Korczew. 30-latka spieszyła się do kościoła i straciła prawo jazdy
Policjanci z mazowieckiej grupy SPEED zatrzymali 30-latkę. Kobieta siedziała za kierownicą range rovera i jak się okazało, znacznie przekroczyła obowiązującą prędkość w obszarze zabudowanym. Zatrzymana jechała bowiem z prędkością 121 km/h! Policjanci byli w szoku, kiedy usłyszeli jej tłumaczenie. 30-latka miała spieszyć się… do kościoła!
– Za przekroczenie prędkości o 71 km/h policjanci nałożyli na kierującą mandat karny w wysokości 2500 złotych, a jej konto powiększyło się o 15 punktów karnych. Kobiecie zostało zatrzymane prawo jazdy na 3 miesiące – przekazała podkom. Ewelina Radomyska z siedleckiej policji.

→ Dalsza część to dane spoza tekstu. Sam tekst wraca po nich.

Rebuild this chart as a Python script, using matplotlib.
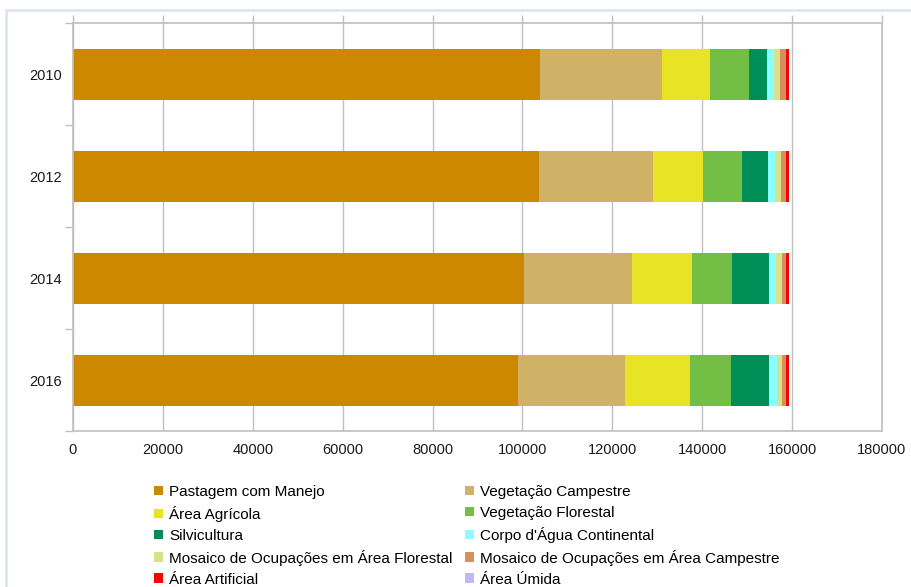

Funkcjonariusze palują, że jeżeli osoba której zatrzymano dokument prawa jazdy w okresie 3 miesięcy po raz kolejny zostanie zatrzymana w takich okolicznościach przez policjantów - czas zatrzymania dokumentu wydłużony zostanie do 6 miesięcy. Kolejne zatrzymanie za kierownicą wiąże się z cofnięciem uprawnień i koniecznością ponownego zdawania egzaminu!